English abstract
With the emergence of connected objects and the Internet of Things (IoT), millions of users
connected to the network produce massive network traffic datasets. These vast datasets of network
traffic (Big Data) are challenging to store, deal with and analyze with a regular computer. In
addition to that, these large-dimensional files contain millions of cyber-attacks, as reports
published by CERT institutions around the world have proven a steady increase in the number of
cyber-attacks, so building an efficient intrusion detection system that can deal with this vast data
(Big Data) and has a high and fast detection ability and accuracy is a must.
Many intrusion detection systems have been proposed to deal with network traffic datasets. Among
these solutions are intrusion detection systems based on machine learning algorithms, which have
proven to be highly efficient in intrusion detection and have given promising results. An example
of some of these algorithms is SVM, KNN, and K-means, however; regular machine learning
algorithms suffer from slow training and testing when the dataset size is large.

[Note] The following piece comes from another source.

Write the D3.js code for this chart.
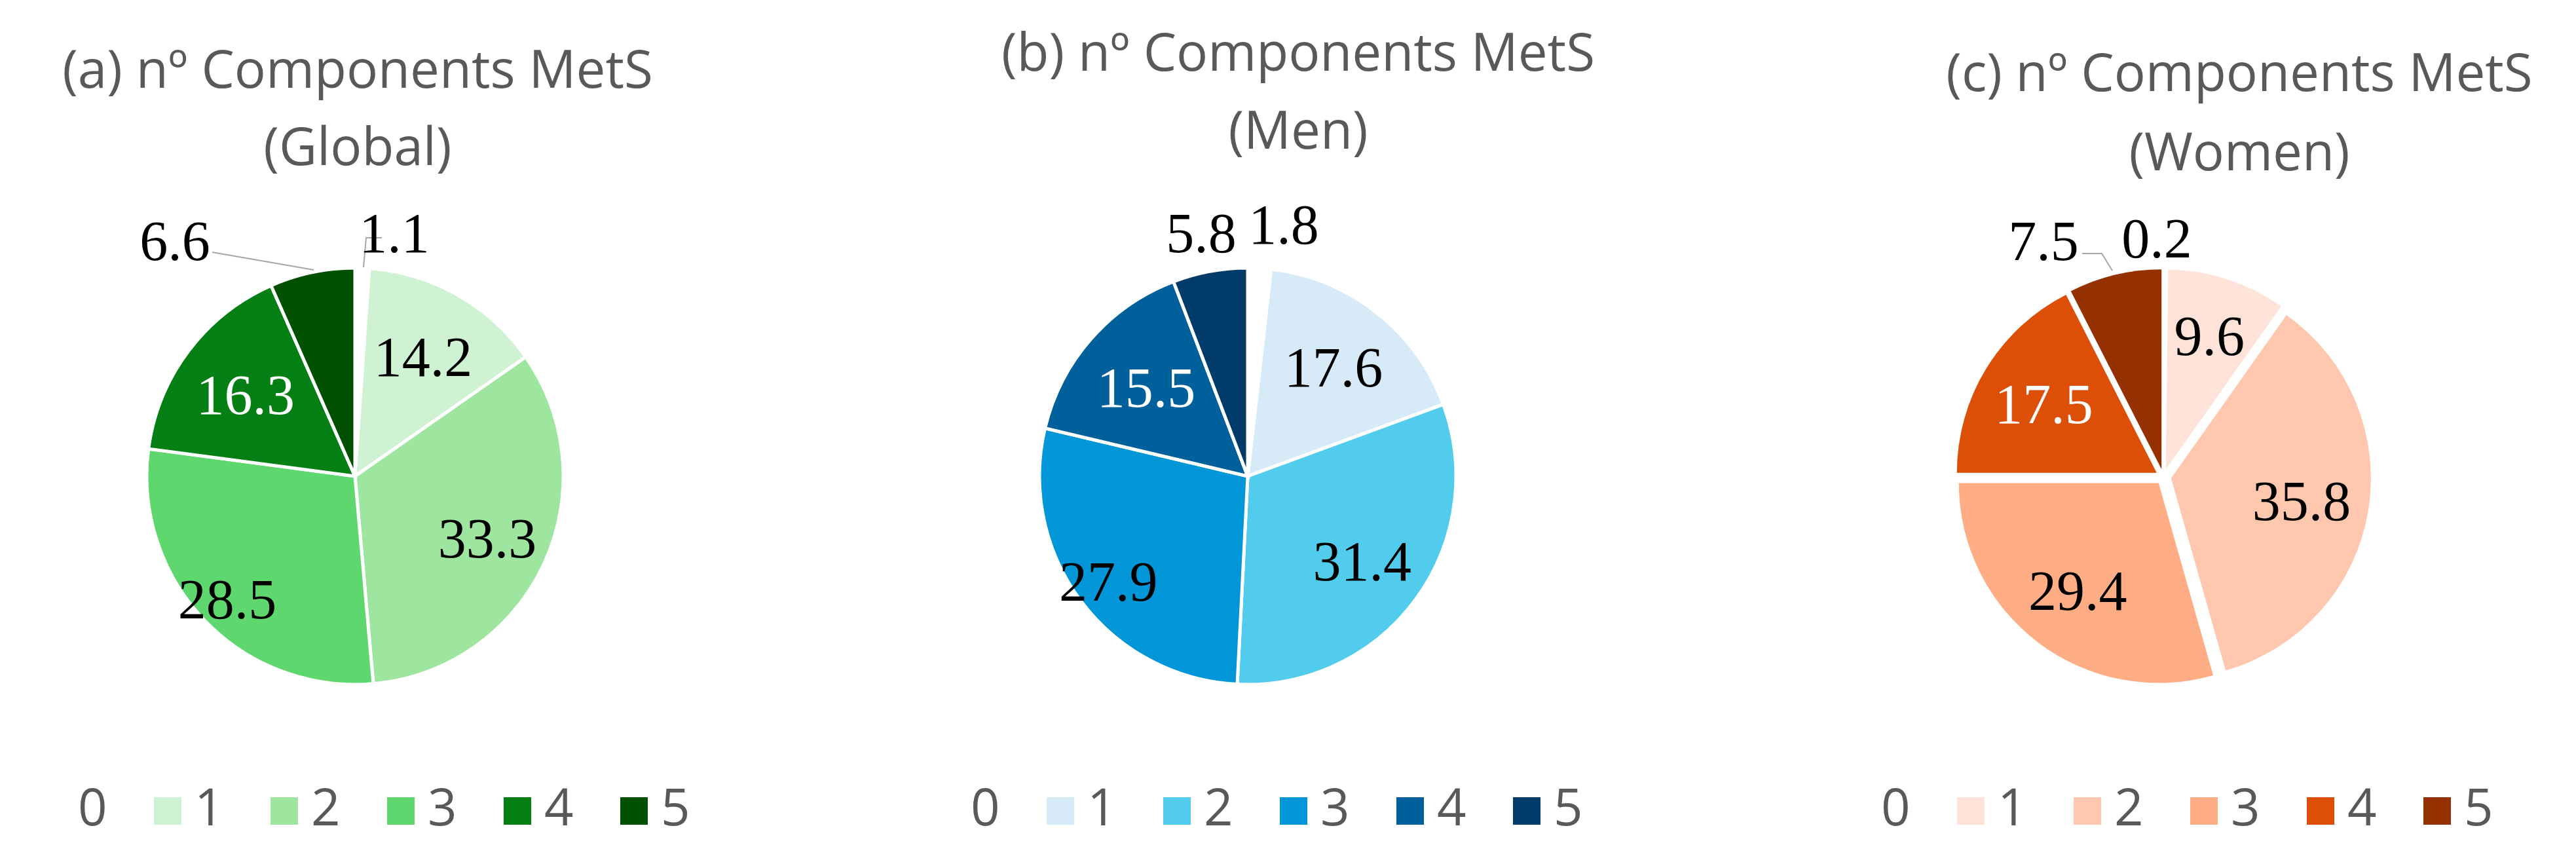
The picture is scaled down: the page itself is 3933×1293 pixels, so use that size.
<!DOCTYPE html>
<html><head><meta charset="utf-8">
<script src="https://cdn.jsdelivr.net/npm/d3@7"></script>
<style>body{margin:0;background:#fff}</style>
</head><body>
<svg id="c" width="3933" height="1293"></svg>
<script>
const categories = ["0","1","2","3","4","5"];
const globalValues = [1.1,14.2,33.3,28.5,16.3,6.6];
const menValues = [1.8,17.6,31.4,27.9,15.5,5.8];
const womenValues = [0.2,9.6,35.8,29.4,17.5,7.5];
const titles = [["(a) nº Components MetS","(Global)"],["(b) nº Components MetS","(Men)"],["(c) nº Components MetS","(Women)"]];
const greens = ["#ffffff","#CEF2D2","#9EE6A0","#5ED86E","#037F14","#005000"];
const blues = ["#ffffff","#D6EAF8","#52CCEC","#0096D8","#00609C","#003B6A"];
const oranges = ["#ffffff","#FFE3D8","#FFC8AE","#FFAD84","#DD4E06","#953000"];

const panels = [
 {values:globalValues, colors:greens, title:titles[0], cx:542, cy:727, r:318, explode:0, tx:546, ty:[134,252], lx:57,
  labDist:[null,211,223,270,209,null], out:{0:[60,-372],5:[-275,-360]},
  leaders:[[[41,-364],[17,-364],[13,-319]],[[-218,-342],[-63,-315]]]},
 {values:menValues, colors:blues, title:titles[1], cx:1905, cy:727, r:318, explode:0, tx:1982, ty:[108,227], lx:1420,
  labDist:[null,212,217,266,206,null], out:{0:[55,-385],5:[-71,-372]}, leaders:[]},
 {values:womenValues, colors:oranges, title:titles[2], cx:3303, cy:728, r:305, explode:12, tx:3419, ty:[139,260], lx:2810,
  labDist:[null,227,214,217,214,null], out:{0:[-10,-365],5:[-183,-361]},
  leaders:[[[-124,-341],[-94,-341],[-78,-315]]]}
];

const svg = d3.select("#c");
const pie = d3.pie().sort(null).value(d=>d);

panels.forEach(p=>{
  const g = svg.append("g");
  g.selectAll("text.t").data(p.title).enter().append("text")
    .attr("x",p.tx).attr("y",(d,i)=>p.ty[i]).attr("text-anchor","middle")
    .attr("font-family","Open Sans").attr("font-size",80).attr("fill","#595959").text(d=>d);
  const arcs = pie(p.values);
  const arc = d3.arc().innerRadius(0).outerRadius(p.r);
  const pg = g.append("g").attr("transform",`translate(${p.cx},${p.cy})`);
  pg.selectAll("path").data(arcs).enter().append("path")
    .attr("d",arc).attr("fill",(d,i)=>p.colors[i])
    .attr("stroke","#fff").attr("stroke-width",p.explode?0:5)
    .attr("transform",d=>{const a=(d.startAngle+d.endAngle)/2; return `translate(${Math.sin(a)*p.explode},${-Math.cos(a)*p.explode})`;});
  p.leaders.forEach(l=>{
    pg.append("path").attr("d",d3.line()(l)).attr("fill","none").attr("stroke","#a6a6a6").attr("stroke-width",2);
  });
  pg.selectAll("text.v").data(arcs).enter().append("text")
    .attr("transform",(d,i)=>{
      if(p.out[i]) return `translate(${p.out[i][0]},${p.out[i][1]})`;
      const a=(d.startAngle+d.endAngle)/2, r=p.labDist[i];
      return `translate(${Math.sin(a)*r},${-Math.cos(a)*r})`;
    })
    .attr("text-anchor","middle").attr("dy","0.35em")
    .attr("font-family","Liberation Serif").attr("font-size",86)
    .attr("fill",(d,i)=>i===4?"#fff":"#000").text(d=>d.data.toFixed(1));
  const lg = g.append("g");
  categories.forEach((c,i)=>{
    const x = p.lx + i*178;
    lg.append("rect").attr("x",x).attr("y",1217).attr("width",42).attr("height",42).attr("fill",p.colors[i]);
    lg.append("text").attr("x",x+62).attr("y",1260).attr("font-family","Open Sans").attr("font-size",78)
      .attr("fill","#595959").text(c);
  });
});
</script>
</body></html>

In this study, an intrusion detection system was built based on distributed parallel nonnegative
matrix factorization, built in the high-performance computing system (Luban) of Sultan Qaboos
University.
We used Message Passing Interface MPI for inter-processor communications. The algorithm is
built so that all the A (input matrix), W, and H matrices are in memory divided across the
processors; we distribute the matrices between the processors carefully to avoid unnecessary
communications. Our parallel NMF gave us excellent training speedup results while we increased
the number of processors on vast datasets. Two datasets were used to verify the proposed solution's
performance: KDD99 and CIC.
Our experiments on the proposed solution proved that it gives better results than the traditional
ML-based intrusion detection systems. Hence, we could train the model with datasets of one
million samples in only 31 seconds and got an excellent detection accuracy rate of 97%.